Both Thomas and fellow speaker Eli Facemire, president of the Class of 2019, noted that the September 2015 death of Sean Hoang ’19 during Rat Line training was a unifying factor for the class. Hoang was later found to have died due to a congenital heart defect.

“The loss of our BR Sean Hoang on 21 September 2015 did shake us deeply, but ultimately, it became the essence of the spirit of our class, the spirit of One-Nine,” said Facemire, a psychology major who hopes to become a military chaplain.

“Suddenly we realized that no one is guaranteed another day on this earth, no matter how young,” Facemire continued. “We, like Sean, must live life fully, holding nothing back in our work, our relationships.”

In his remarks, Thomas struck much the same theme, saying, “We have consistently come together, in times of both triumph and tragedy.”

As the years pass, members of the class will continue to encounter those opposite extremes of the human experience—and will need to persevere through them.

“We have a duty to each other and ourselves,” said Thomas. “We have a responsibility to continue the struggle we have begun here.”

Three awards were presented during the commencement ceremony.
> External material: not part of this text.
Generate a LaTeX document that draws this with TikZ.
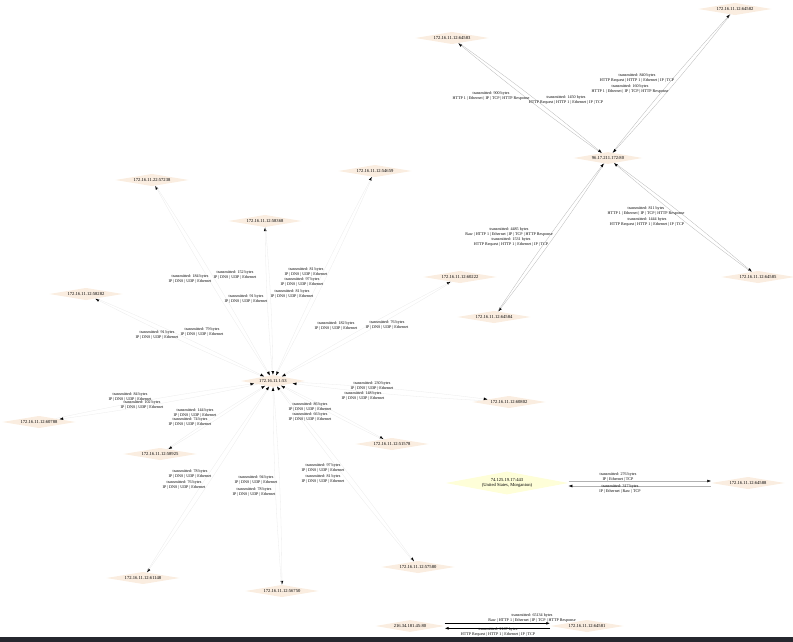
\documentclass[tikz,border=0pt]{standalone}
\usepackage{fontspec}
\setmainfont{Liberation Serif}
\usetikzlibrary{shapes.geometric,arrows.meta}

\definecolor{hostfill}{RGB}{250,237,224}
\definecolor{remotefill}{RGB}{254,254,216}
\definecolor{barcolor}{RGB}{38,39,46}

\tikzset{
	host/.style={diamond, aspect=6, fill=hostfill, draw=none, inner xsep=6pt, inner ysep=0.5pt,
		minimum height=12pt, font=\fontsize{4.6}{5}\selectfont},
	remote/.style={host, fill=remotefill, align=center, minimum width=115pt, minimum height=23pt},
	flow/.style={-{Latex[length=3.8pt,width=2.8pt,color=black]}, line width=0.3pt},
	dnsflow/.style={flow, draw=gray!16},
	httpflow/.style={flow, draw=gray!55},
	tcpflow/.style={flow, draw=gray!60, line width=0.4pt},
	bigflow/.style={flow, draw=black, line width=0.6pt},
	lbl/.style={align=center, inner sep=0pt, font=\fontsize{4.1}{4.3}\selectfont}
}

\begin{document}
\begin{tikzpicture}[x=1pt, y=-1pt]
	\useasboundingbox (0,0) rectangle (793,642);
	\fill[barcolor] (0,637) rectangle (793,642);

	%Webserver und Clients
	\node[host] (web) at (608,158) {96.17.211.172:80};
	\node[host] (h64583) at (452,38) {172.16.11.12:64583};
	\node[host] (h64582) at (735,9) {172.16.11.12:64582};
	\node[host] (h64584) at (494,317) {172.16.11.12:64584};
	\node[host] (h64585) at (758,277) {172.16.11.12:64585};

	%DNS Server und Clients
	\node[host] (hub) at (273,381) {172.16.11.1:53};
	\node[host] (h57238) at (152,180) {172.16.11.22:57238};
	\node[host] (h54659) at (375,171) {172.16.11.12:54659};
	\node[host] (h58368) at (265,221) {172.16.11.12:58368};
	\node[host] (h58282) at (86,294) {172.16.11.12:58282};
	\node[host] (h60222) at (460,277) {172.16.11.12:60222};
	\node[host] (h60788) at (39,422) {172.16.11.12:60788};
	\node[host] (h60802) at (509,402) {172.16.11.12:60802};
	\node[host] (h58925) at (160,454) {172.16.11.12:58925};
	\node[host] (h51578) at (392,444) {172.16.11.12:51578};
	\node[host] (h61148) at (143,578) {172.16.11.12:61148};
	\node[host] (h56750) at (282,591) {172.16.11.12:56750};
	\node[host] (h57580) at (418,567) {172.16.11.12:57580};

	%TLS und HTTP Einzelverbindungen
	\node[remote] (goo) at (507,483) {74.125.19.17:443\\(United States, Morganton)};
	\node[host] (h64588) at (748,483) {172.16.11.12:64588};
	\node[host] (srv) at (410,626) {216.34.181.45:80};
	\node[host] (h64581) at (587,626) {172.16.11.12:64581};

	%Verbindungen
	\foreach \p in {64583,64582,64584,64585}{
		\draw[httpflow] (web) to[bend left=2] (h\p);
		\draw[httpflow] (h\p) to[bend left=2] (web);
	}
	\foreach \p in {57238,54659,58368,58282,60222,60788,60802,58925,51578,61148,56750,57580}{
		\draw[dnsflow] (hub) to[bend left=2] (h\p);
		\draw[dnsflow] (h\p) to[bend left=2] (hub);
	}
	\draw[tcpflow] ([yshift=2pt]goo.east) -- ([yshift=2pt]h64588.west);
	\draw[tcpflow] ([yshift=-3pt]h64588.west) -- ([yshift=-3pt]goo.east);
	\draw[bigflow] ([yshift=2.7pt]srv.east) -- ([yshift=2.7pt]h64581.west);
	\draw[bigflow] ([yshift=-2.3pt]h64581.west) -- ([yshift=-2.3pt]srv.east);

	%Beschriftung HTTP
	\node[lbl] (t64583a) at (491,96) {transmitted: 900 bytes\\HTTP 1 | Ethernet | IP | TCP | HTTP Response};
	\node[lbl] (t64583b) at (566,100) {transmitted: 1450 bytes\\HTTP Request | HTTP 1 | Ethernet | IP | TCP};
	\node[lbl] (t64582a) at (637,78) {transmitted: 840 bytes\\HTTP Request | HTTP 1 | Ethernet | IP | TCP};
	\node[lbl] (t64582b) at (630,89) {transmitted: 160 bytes\\HTTP 1 | Ethernet | IP | TCP | HTTP Response};
	\node[lbl] (t64584a) at (509,232) {transmitted: 4485 bytes\\Raw | HTTP 1 | Ethernet | IP | TCP | HTTP Response};
	\node[lbl] (t64584b) at (511,242) {transmitted: 1531 bytes\\HTTP Request | HTTP 1 | Ethernet | IP | TCP};
	\node[lbl] (t64585a) at (646,211) {transmitted: 811 bytes\\HTTP 1 | Ethernet | IP | TCP | HTTP Response};
	\node[lbl] (t64585b) at (647,222) {transmitted: 1444 bytes\\HTTP Request | HTTP 1 | Ethernet | IP | TCP};

	%Beschriftung DNS
	\node[lbl] (t57238a) at (190,279) {transmitted: 184 bytes\\IP | DNS | UDP | Ethernet};
	\node[lbl] (t57238b) at (235,275) {transmitted: 152 bytes\\IP | DNS | UDP | Ethernet};
	\node[lbl] (t58368a) at (246,299) {transmitted: 91 bytes\\IP | DNS | UDP | Ethernet};
	\node[lbl] (t58368b) at (292,294) {transmitted: 81 bytes\\IP | DNS | UDP | Ethernet};
	\node[lbl] (t54659a) at (306,272) {transmitted: 81 bytes\\IP | DNS | UDP | Ethernet};
	\node[lbl] (t54659b) at (302,282) {transmitted: 97 bytes\\IP | DNS | UDP | Ethernet};
	\node[lbl] (t58282a) at (157,335) {transmitted: 91 bytes\\IP | DNS | UDP | Ethernet};
	\node[lbl] (t58282b) at (202,332) {transmitted: 79 bytes\\IP | DNS | UDP | Ethernet};
	\node[lbl] (t60222a) at (336,326) {transmitted: 182 bytes\\IP | DNS | UDP | Ethernet};
	\node[lbl] (t60222b) at (387,325) {transmitted: 76 bytes\\IP | DNS | UDP | Ethernet};
	\node[lbl] (t60788a) at (130,397) {transmitted: 84 bytes\\IP | DNS | UDP | Ethernet};
	\node[lbl] (t60788b) at (142,405) {transmitted: 102 bytes\\IP | DNS | UDP | Ethernet};
	\node[lbl] (t58925a) at (195,413) {transmitted: 144 bytes\\IP | DNS | UDP | Ethernet};
	\node[lbl] (t58925b) at (190,422) {transmitted: 74 bytes\\IP | DNS | UDP | Ethernet};
	\node[lbl] (t51578a) at (310,407) {transmitted: 86 bytes\\IP | DNS | UDP | Ethernet};
	\node[lbl] (t51578b) at (310,417) {transmitted: 66 bytes\\IP | DNS | UDP | Ethernet};
	\node[lbl] (t60802a) at (372,386) {transmitted: 230 bytes\\IP | DNS | UDP | Ethernet};
	\node[lbl] (t60802b) at (363,396) {transmitted: 148 bytes\\IP | DNS | UDP | Ethernet};
	\node[lbl] (t61148a) at (190,474) {transmitted: 78 bytes\\IP | DNS | UDP | Ethernet};
	\node[lbl] (t61148b) at (184,485) {transmitted: 76 bytes\\IP | DNS | UDP | Ethernet};
	\node[lbl] (t56750a) at (256,480) {transmitted: 94 bytes\\IP | DNS | UDP | Ethernet};
	\node[lbl] (t56750b) at (254,492) {transmitted: 78 bytes\\IP | DNS | UDP | Ethernet};
	\node[lbl] (t57580a) at (323,468) {transmitted: 97 bytes\\IP | DNS | UDP | Ethernet};
	\node[lbl] (t57580b) at (323,479) {transmitted: 81 bytes\\IP | DNS | UDP | Ethernet};

	%Beschriftung TCP
	\node[lbl] (t64588a) at (618,477) {transmitted: 276 bytes\\IP | Ethernet | TCP};
	\node[lbl] (t64588b) at (620,489) {transmitted: 317 bytes\\IP | Ethernet | Raw | TCP};
	\node[lbl] (t64581a) at (532,618) {transmitted: 65134 bytes\\Raw | HTTP 1 | Ethernet | IP | TCP | HTTP Response};
	\node[lbl] (t64581b) at (498,632) {transmitted: 2167 bytes\\HTTP Request | HTTP 1 | Ethernet | IP | TCP};
\end{tikzpicture}
\end{document}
The First Jackson-Hope Medal for highest attainment in scholarship and the Cmdr. Harry Millard Mason Academic Proficiency Award were given to John O’Donnell, a distinguished graduate with Institute Honors who received a bachelor of arts degree in economics and business with a minor in mathematics.

O’Donnell also received the Society of the Cincinnati Medal for efficiency of service and excellence of character, along with the Richard J. Marshall and Sumter L. Lowry Awards.

The second Jackson-Hope Medal for second highest attainment in scholarship and the Col. Sterling Murray Heflin 1916 Academic Proficiency Award were presented to Marine Corps 2nd Lt. Anthony Sposato, who earned a bachelor of science in civil engineering with a minor in mathematics.